A legislative proceeding yesterday to refer bills to their respective committees for review was stalled as the two major parties were locked in a battle to block each other’s bills.
The Chinese Nationalist Party (KMT) caucus first blocked all non-KMT bills from being referred to their to respective committees for review to protest against the Democratic Progressive Party’s (DPP) labor policy, and the DPP caucus retaliated by using the same tactic.
The two parties’ actions effectively stalled a review of major bills, including the New Power Party’s (NPP) same-sex marriage bill.
Photo: Peter Lo, Taipei Times
The controversy over proposed amendments to the Labor Standards Act (勞動基準法) relating to weekly days off and the scrapping of seven national holidays continued to be a major cause of yesterday’s interparty struggle.

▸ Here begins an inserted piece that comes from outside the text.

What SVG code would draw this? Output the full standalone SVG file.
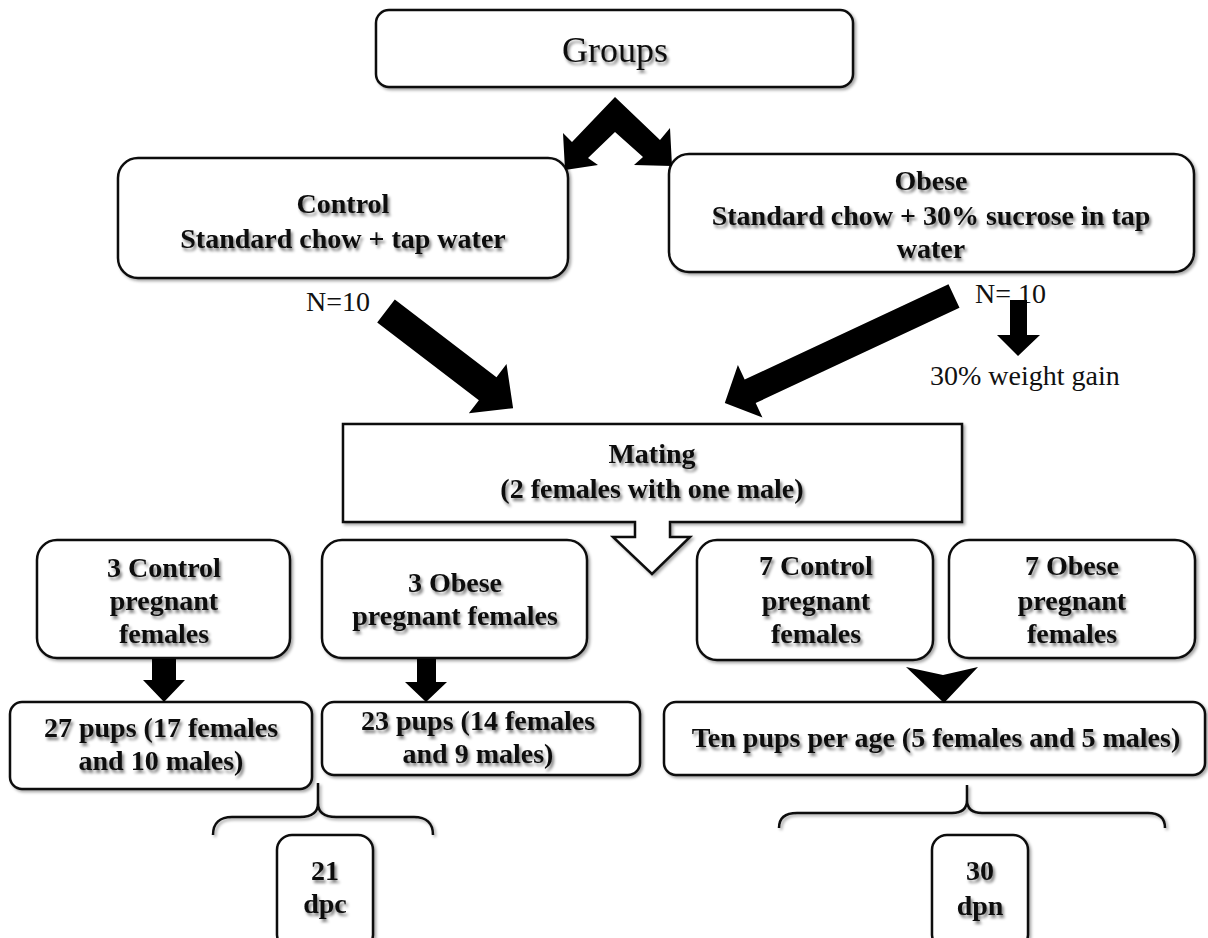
<svg xmlns="http://www.w3.org/2000/svg" width="1208" height="938" viewBox="0 0 1208 938">
<defs>
<filter id="ts" x="-10%" y="-40%" width="125%" height="180%">
<feGaussianBlur in="SourceAlpha" stdDeviation="1.6"/>
<feOffset dx="2" dy="3" result="b"/>
<feComponentTransfer><feFuncA type="linear" slope="0.5"/></feComponentTransfer>
<feMerge><feMergeNode/><feMergeNode in="SourceGraphic"/></feMerge>
</filter>
<filter id="bs" x="-5%" y="-10%" width="112%" height="125%">
<feDropShadow dx="2" dy="2" stdDeviation="1.8" flood-color="#000" flood-opacity="0.35"/>
</filter>
<style>
.box{fill:#fff;stroke:#111;stroke-width:2.5;filter:url(#bs)}
.t{font-family:"Liberation Serif","Times New Roman",serif;font-size:28px;font-weight:bold;fill:#111;text-anchor:middle;filter:url(#ts)}
.r{font-family:"Liberation Serif","Times New Roman",serif;font-size:27px;fill:#111}
.arr{fill:#000}
.br{fill:none;stroke:#111;stroke-width:2.5;filter:url(#bs)}
</style>
</defs>
<rect width="1208" height="938" fill="#fff"/>

<g id="groups">
<rect class="box" x="376" y="10" width="477" height="77" rx="13"/>
<text class="t" x="615" y="62" style="font-size:36px;font-weight:normal">Groups</text>
</g>

<g id="control">
<rect class="box" x="118" y="158" width="450" height="120" rx="20"/>
<text class="t" x="343" y="213">Control</text>
<text class="t" x="343" y="248">Standard chow + tap water</text>
</g>

<g id="obese">
<rect class="box" x="669" y="154" width="525" height="118" rx="20"/>
<text class="t" x="931" y="190">Obese</text>
<text class="t" x="931" y="225">Standard chow + 30% sucrose in tap</text>
<text class="t" x="931" y="258">water</text>
</g>

<g id="label-n-control">
<text class="r" x="306" y="311" style="font-size:28px">N=10</text>
</g>
<g id="label-n-obese">
<text class="r" x="975" y="303" style="font-size:28px">N= 10</text>
</g>
<g id="label-weight">
<text class="r" x="930" y="385" style="font-size:28px">30% weight gain</text>
</g>

<g id="mating">
<path class="box" d="M343,424 H962 V522 H670 V537 H690 L652,574 L613,537 H635 V522 H343 Z" stroke-linejoin="miter"/>
<text class="t" x="652" y="463">Mating</text>
<text class="t" x="652" y="498">(2 females with one male)</text>
</g>

<g id="control3">
<rect class="box" x="37" y="540" width="253" height="118" rx="20"/>
<text class="t" x="164" y="577">3 Control</text>
<text class="t" x="164" y="610">pregnant</text>
<text class="t" x="164" y="643">females</text>
</g>

<g id="obese3">
<rect class="box" x="322" y="540" width="265" height="118" rx="20"/>
<text class="t" x="455" y="592">3 Obese</text>
<text class="t" x="455" y="625">pregnant females</text>
</g>

<g id="control7">
<rect class="box" x="697" y="540" width="236" height="120" rx="20"/>
<text class="t" x="816" y="575">7 Control</text>
<text class="t" x="816" y="610">pregnant</text>
<text class="t" x="816" y="643">females</text>
</g>

<g id="obese7">
<rect class="box" x="949" y="540" width="246" height="118" rx="20"/>
<text class="t" x="1072" y="575">7 Obese</text>
<text class="t" x="1072" y="610">pregnant</text>
<text class="t" x="1072" y="643">females</text>
</g>

<g id="pups27">
<rect class="box" x="10" y="702" width="302" height="87" rx="12"/>
<text class="t" x="161" y="737">27 pups (17 females</text>
<text class="t" x="161" y="770">and 10 males)</text>
</g>

<g id="pups23">
<rect class="box" x="322" y="702" width="318" height="73" rx="12"/>
<text class="t" x="478" y="730">23 pups (14 females</text>
<text class="t" x="478" y="763">and 9 males)</text>
</g>

<g id="pups10">
<rect class="box" x="664" y="702" width="541" height="73" rx="12"/>
<text class="t" x="936" y="747">Ten pups per age (5 females and 5 males)</text>
</g>

<g id="dpc21">
<rect class="box" x="277" y="835" width="96" height="115" rx="15"/>
<text class="t" x="325" y="880">21</text>
<text class="t" x="325" y="913">dpc</text>
</g>

<g id="dpn30">
<rect class="box" x="932" y="835" width="96" height="115" rx="15"/>
<text class="t" x="980" y="880">30</text>
<text class="t" x="980" y="915">dpn</text>
</g>

<g id="connectors">
<polygon class="arr" points="615,97 660,140 670,128 672,166 634,165 643,157 615,132 588,158 598,165 565,170 563,133 572,142"/>
<polygon class="arr" transform="translate(386,311) rotate(37.4)" points="0,-14.5 128,-14.5 128,-31 160,0 128,31 128,14.5 0,14.5"/>
<polygon class="arr" transform="translate(954,296) rotate(154.95)" points="0,-13 225,-13 225,-29 253,0 225,29 225,13 0,13"/>
<polygon class="arr" points="1010,300 1027,300 1027,335 1040,335 1018,356 997,335 1010,335"/>
<polygon class="arr" points="152,659 176,659 176,680 185,680 164,702 143,680 152,680"/>
<polygon class="arr" points="417,659 436,659 436,682 447,682 426,702 405,682 417,682"/>
<polygon class="arr" points="906,667 943,675 978,667 944,703"/>
<path class="br" d="M213,835 C213,823 220,817 232,817 H300 C312,817 318,812 318,803 V783 M318,803 C318,812 324,817 336,817 H414 C426,817 433,823 433,835"/>
<path class="br" d="M779,828 C779,818 785,813 797,813 H952 C961,813 967,809 967,800 V785 M967,800 C967,809 973,813 982,813 H1148 C1159,813 1165,818 1165,828"/>
</g>
</svg>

Before the two sides locked themselves up for a cross-caucus negotiation, the legislative process overseeing the referring of bills proposed by lawmakers and government agencies to respective committees for substantive review saw the KMT caucus raising objections and demanding that a majority of the bills be returned to the Procedure Committee.
DPP lawmakers responded by returning the bills proposed by the KMT.
The bills could be returned to the Procedure Committee if eight or more lawmakers undersigned a motion to do so; however, the motion could be shot down by a successful vote against it.
Since the quorom needed for a vote is one-third of the legislative body of 113, and lawmakers are usually not present for the first reading, proposals to return the bills to the Procedure Committee more often than not get processed without difficulty.
NPP Legislator Freddy Lim (林昶佐) criticized the KMT caucus’ move on Facebook, attaching to his post a screen-grab of KMT Chairwoman Hung Hsiu-chu’s (洪秀柱) Facebook post on Saturday — when Taipei held its gay pride parade — calling for mutual respect and elimination of discrimination and prejudice, expressing her hopes for “public conversation based on real equality and respect,” and saying that she supports “all of those [couples] who love each other.”
Following the KMT caucus’ action, Hung’s Facebook post was flooded with comments accusing her of paying lip service to the cause.
The DPP, who has advocated same-sex marriage, has yet to submit its own bill.
At the Procedure Committee meeting, the KMT and DPP caucuses traded accusations of assault during the tumultuous committee meetings last week and requested that the “perpetrators” be sent to the Discipline Committee for evaluation and, if necessary, discipline.
KMT Legislator Lin Te-fu (林德福) was photographed holding DPP Legislator Wu Kun-yuh (吳焜裕) in a headlock at a meeting of the Social Welfare and Environmental Hygiene Committee over the labor law amendment on Wednesday; on Thursday, it was DPP Legislator Su Chen-ching (蘇震清) who was seen holding KMT Legislator Arthur Chen (陳宜民) in a throat-lock at the committee meeting.
The two parties could not reach a consensus on which caucus’ proposal is to be placed higher on the legislative agenda, so the draft of the agenda was deferred for handling by the general assembly.